Yazınızda ” Bir gün önemli bir sınavda” başarısız olacağınız zehabına kapılır moral bozukluğu yaşıyorsunuz. Öğretmeniniz size banu ağacından misal vererek şöyle der. ” Bambu bitkisini bilirsin değil mi? Bambuyu çok sulasan bile uzun bir süre uzamaz. Verdiğim onca su boşa mı gitti diye düşünürsün. Fakat sonra o bambu öyle bir uzar ki. bir bakmışsın yanındaki tüm bitkilerden daha uzun olmuş. Ne verdiğin su boşa gitmiş ne de öyle düşünmeye gerek varmış. Sen belki de çok hızlı uzayan bitkiler içerisinde eşsiz bir bambusundur. Ben sana güveniyorum.Sabredicez ve bambunun uzamasını bekleyeceğiz.”
Öğretmeninizin de dediği gibi bambu ağacı emek ve sabır ister. Bunu da en iyi Çinliler bilir. İsterseniz Çinlilerin bambu ağacını nasıl yetiştiyorlarmış ona bir bakalım. Bambu ağacının yetişmesi için; önce ağacın tohumu ekilir, sulanır ve gübrenelir. ilk yıl tohumda herhangi bir değişiklik olmaz. Tohum yeniden sulanıp gübrenilir. Bambu ağacı ikinci yıl da toprağın dışına filiz vermez.

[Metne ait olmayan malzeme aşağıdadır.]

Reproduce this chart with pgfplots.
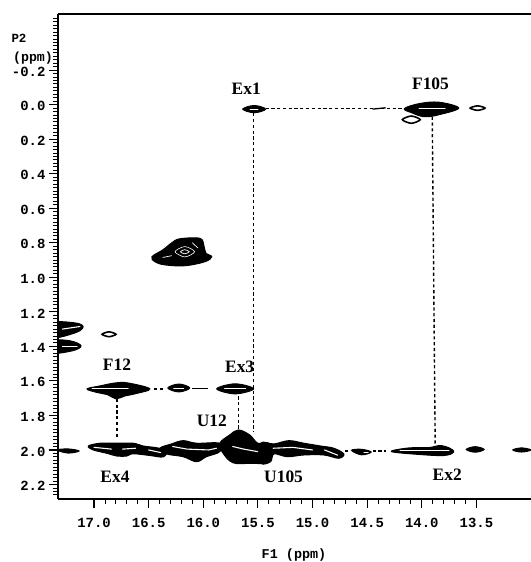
\documentclass[border=0pt]{standalone}
\usepackage{pgfplots}
\pgfplotsset{compat=1.18}
\usepackage{fontspec}
\setmainfont{Liberation Serif}
\newfontfamily\tickf{Liberation Mono}[BoldFont={Liberation Mono Bold}]
\pgfplotsset{
 blob/.style={fill=black,draw=black,line width=1pt,smooth cycle,tension=.6,no marks},
 ring/.style={fill=white,draw=black,line width=1.6pt,smooth cycle,no marks},
 streak/.style={white,line width=1.1pt,no marks,line cap=round},
 link/.style={black,line width=1.4pt,dash pattern=on 3.2pt off 2.6pt,no marks},
}
\begin{document}
\begin{tikzpicture}[x=1bp,y=1bp]
\path[use as bounding box] (0,0) rectangle (531,562);
\begin{axis}[
 at={(58bp,63bp)},anchor=south west,
 width=473bp,height=485bp,scale only axis,
 x dir=reverse,y dir=reverse,
 xmin=13.0,xmax=17.33,ymin=-0.525,ymax=2.284,
 axis x line*=box,axis y line*=left,
 axis line style={line width=1.5pt,-},
 xtick={13.5,14,14.5,15,15.5,16,16.5,17},
 ytick={-0.2,0,0.2,0.4,0.6,0.8,1.0,1.2,1.4,1.6,1.8,2.0,2.2},
 minor x tick num=4,
 minor ytick={-0.5,-0.48,-0.46,-0.44,-0.42,-0.40,-0.38,-0.36,-0.34,-0.32,-0.30,-0.28,-0.26,-0.24,-0.22,-0.18,-0.16,-0.14,-0.12,-0.10,-0.08,-0.06,-0.04,-0.02,0.02,0.04,0.06,0.08,0.10,0.12,0.14,0.16,0.18,0.22,0.24,0.26,0.28,0.30,0.32,0.34,0.36,0.38,0.42,0.44,0.46,0.48,0.50,0.52,0.54,0.56,0.58,0.62,0.64,0.66,0.68,0.70,0.72,0.74,0.76,0.78,0.82,0.84,0.86,0.88,0.90,0.92,0.94,0.96,0.98,1.02,1.04,1.06,1.08,1.10,1.12,1.14,1.16,1.18,1.22,1.24,1.26,1.28,1.30,1.32,1.34,1.36,1.38,1.42,1.44,1.46,1.48,1.50,1.52,1.54,1.56,1.58,1.62,1.64,1.66,1.68,1.70,1.72,1.74,1.76,1.78,1.82,1.84,1.86,1.88,1.90,1.92,1.94,1.96,1.98,2.02,2.04,2.06,2.08,2.10,2.12,2.14,2.16,2.18,2.22,2.24,2.26},
 tick align=outside,
 xtick pos=bottom,
 major tick length=9bp,minor tick length=5bp,
 tick style={black,line width=1.1pt},
 minor tick style={black,line width=.9pt},
 /pgf/number format/assume math mode=true,
 /pgf/number format/fixed,/pgf/number format/fixed zerofill,/pgf/number format/precision=1,
 tick label style={font=\tickf\bfseries\fontsize{14}{15}\selectfont},
 xticklabel style={yshift=-7bp},
 yticklabel style={xshift=0bp,yshift=-1.5bp},
 clip=true,
]
% dashed correlation lines
\addplot[link] coordinates {(15.43,0.023) (14.16,0.023)};
\addplot[black,line width=1.3pt,no marks] coordinates {(14.45,0.026) (14.33,0.018)};
\addplot[link] coordinates {(15.543,0.05) (15.543,1.896)};
\addplot[link] coordinates {(13.904,0.07) (13.877,1.977)};
\addplot[link] coordinates {(16.790,1.704) (16.790,1.930)};
\addplot[link] coordinates {(15.676,1.69) (15.676,1.884)};
\addplot[link] coordinates {(16.45,1.646) (16.35,1.646)};
\addplot[black,line width=1.3pt,no marks] coordinates {(16.105,1.646) (15.96,1.646)};
\addplot[link] coordinates {(14.70,2.005) (14.65,2.005)};
\addplot[link] coordinates {(14.45,2.005) (14.33,2.005)};
% Ex1
\addplot[blob] coordinates {(15.639,0.026) (15.534,0.005) (15.429,0.026) (15.534,0.047)};
\addplot[streak] coordinates {(15.57,0.026) (15.50,0.026)};
% F105
\addplot[ring] coordinates {(14.178,0.087) (14.096,0.066) (14.014,0.087) (14.096,0.108)};
\addplot[blob] coordinates {(14.160,0.023) (14.023,-0.006) (13.840,-0.014) (13.662,0.020) (13.840,0.058) (13.977,0.070) (14.096,0.046)};
\addplot[streak] coordinates {(14.023,0.023) (13.786,0.023)};
\addplot[ring] coordinates {(13.557,0.020) (13.489,0.007) (13.421,0.020) (13.489,0.033)};
% methyl blob
\addplot[blob] coordinates {(16.470,0.881) (16.370,0.841) (16.288,0.800) (16.215,0.777) (16.032,0.774) (15.995,0.814) (15.977,0.859) (15.922,0.881) (15.986,0.910) (16.169,0.933) (16.352,0.928) (16.443,0.910)};
\addplot[white,line width=.6pt,smooth cycle,no marks] coordinates {(16.259,0.852) (16.169,0.822) (16.079,0.852) (16.169,0.882)};
\addplot[white,line width=.7pt,smooth cycle,no marks] coordinates {(16.209,0.852) (16.169,0.840) (16.129,0.852) (16.169,0.864)};
\addplot[streak,line width=.7pt] coordinates {(16.37,0.885) (16.29,0.875)};
\addplot[streak,line width=.7pt] coordinates {(16.10,0.80) (16.05,0.83)};
% left edge
\addplot[blob] coordinates {(17.40,1.264) (17.174,1.264) (17.100,1.287) (17.174,1.322) (17.40,1.351)};
\addplot[streak] coordinates {(17.29,1.30) (17.13,1.285)};
\addplot[blob] coordinates {(17.40,1.368) (17.219,1.368) (17.119,1.397) (17.201,1.426) (17.40,1.438)};
\addplot[streak] coordinates {(17.29,1.403) (17.155,1.403)};
\addplot[ring] coordinates {(16.927,1.330) (16.863,1.316) (16.799,1.330) (16.863,1.344)};
\addplot[blob] coordinates {(17.337,2.000) (17.237,1.994) (17.137,2.006) (17.237,2.018)};
% F12 row
\addplot[blob] coordinates {(17.064,1.646) (16.945,1.629) (16.808,1.612) (16.689,1.612) (16.489,1.646) (16.626,1.675) (16.717,1.687) (16.799,1.704) (16.872,1.681) (16.991,1.664)};
\addplot[streak] coordinates {(17.018,1.643) (16.689,1.643)};
\addplot[blob] coordinates {(16.324,1.641) (16.224,1.618) (16.124,1.641) (16.224,1.664)};
\addplot[streak] coordinates {(16.27,1.643) (16.18,1.643)};
\addplot[blob] coordinates {(15.877,1.646) (15.708,1.617) (15.539,1.646) (15.708,1.675)};
\addplot[streak] coordinates {(15.804,1.646) (15.612,1.646)};
% 2.0 ppm band
\addplot[blob] coordinates {(17.052,1.977) (16.945,1.961) (16.793,1.961) (16.641,1.961) (16.550,1.977) (16.428,1.987) (16.336,2.004) (16.367,2.040) (16.489,2.032) (16.641,2.022) (16.701,2.035) (16.793,2.035) (16.884,2.019) (17.006,2.000)};
\addplot[streak] coordinates {(17.0,1.985) (16.84,1.995)};
\addplot[streak] coordinates {(16.74,1.995) (16.62,1.99)};
\addplot[streak] coordinates {(16.50,2.0) (16.39,2.015)};
\addplot[blob] coordinates {(16.397,1.990) (16.291,1.965) (16.184,1.946) (16.062,1.961) (15.849,1.961) (15.849,2.010) (15.971,2.039) (16.062,2.068) (16.184,2.039) (16.336,2.023)};
\addplot[streak] coordinates {(16.28,1.98) (16.15,1.995) (15.95,2.0) (15.88,1.99)};
\addplot[blob] coordinates {(15.849,1.961) (15.758,1.913) (15.679,1.884) (15.575,1.913) (15.500,1.961) (15.393,1.965) (15.393,2.068) (15.575,2.077) (15.728,2.074) (15.819,2.019)};
\addplot[streak] coordinates {(15.73,1.98) (15.63,1.995) (15.50,2.01)};
\addplot[blob] coordinates {(15.475,1.961) (15.353,1.965) (15.216,1.946) (15.079,1.961) (14.927,1.977) (14.805,1.990) (14.714,2.023) (14.760,2.048) (14.897,2.029) (15.079,2.029) (15.231,2.039) (15.353,2.023) (15.384,2.068) (15.475,2.074)};
\addplot[streak] coordinates {(15.36,1.99) (15.18,1.985) (15.0,2.0)};
\addplot[streak] coordinates {(14.89,2.0) (14.77,2.03)};
\addplot[blob] coordinates {(14.643,2.002) (14.553,1.996) (14.463,2.012) (14.553,2.028)};
\addplot[streak,line width=.7pt] coordinates {(14.53,2.012) (14.49,2.012)};
\addplot[blob] coordinates {(14.279,2.009) (14.114,1.988) (13.932,1.986) (13.840,1.974) (13.749,1.988) (13.708,2.012) (13.795,2.032) (14.023,2.026)};
\addplot[streak,line width=.8pt] coordinates {(14.2,2.005) (13.75,2.005)};
\addplot[blob] coordinates {(13.593,1.997) (13.511,1.981) (13.429,1.997) (13.511,2.013)};
\addplot[blob] coordinates {(13.167,2.000) (13.087,1.988) (13.0,2.000) (13.087,2.012)};
% labels
\node[font=\fontsize{17.5}{18}\selectfont\bfseries] at (axis cs:15.607,-0.094) {Ex1};
\node[font=\fontsize{17.5}{18}\selectfont\bfseries] at (axis cs:13.920,-0.122) {F105};
\node[font=\fontsize{17.5}{18}\selectfont\bfseries] at (axis cs:16.790,1.507) {F12};
\node[font=\fontsize{17.5}{18}\selectfont\bfseries] at (axis cs:15.667,1.519) {Ex3};
\node[font=\fontsize{17.5}{18}\selectfont\bfseries] at (axis cs:15.922,1.832) {U12};
\node[font=\fontsize{17.5}{18}\selectfont\bfseries] at (axis cs:16.808,2.157) {Ex4};
\node[font=\fontsize{17.5}{18}\selectfont\bfseries] at (axis cs:15.265,2.157) {U105};
\node[font=\fontsize{17.5}{18}\selectfont\bfseries] at (axis cs:13.767,2.145) {Ex2};
\end{axis}
\node[font=\tickf\bfseries\fontsize{13.5}{14}\selectfont] at (294,7) {F1 (ppm)};
\node[font=\tickf\bfseries\fontsize{12.5}{13}\selectfont] at (19,524) {P2};
\node[font=\tickf\bfseries\fontsize{13.3}{14}\selectfont] at (33,504) {(ppm)};
\end{tikzpicture}
\end{document}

Üçüncü ve dördüncü senelerde her yıl yapılan işlem tekrar edilerek bambu tohumu sulanır ve gübrelenir. Fakat inatçı tohum bu yılda filiz vermez.Çinliler büyük bir sabırla beşinci yılda da su ve gübre vermeye devam ederler. Ve nihayet beşinci yılın sonlarına doğru bambu yeşermeye başlar ve altı hafta gibi kısa bir sürede yaklaşık 27 metre boyuna ulaşır. Şimdi akla gelen soru: – Çin bambu ağacı, 27 metreye altı hafta da mı yoksa beş yıl damı ulaşmıştır?
Bu sorunun cevabı tabii ki beş yıldır. Büyük bir sabırla ve ısrarla tohum beş yıl süresince sulanıp gübrelenmeseydi ağacın büyümesinden hatta var olmasından söz edemezdik. Bir başarının şartları her zaman çok basittir. Bir süre için alışın, bir süre tahammül edin, her zaman inanın ve hiçbir zaman geri dönmeyin. Zira her önemli iş önce inanmakla başlar. İnanmak, bir düşünce tarzı ve bir mantık yapısıdır vesselam. Sabırda sebat etmemiz temennisiyle sağlıcakla kalın bizimle kalın değerli GAZETE KIRKÜÇ okurları.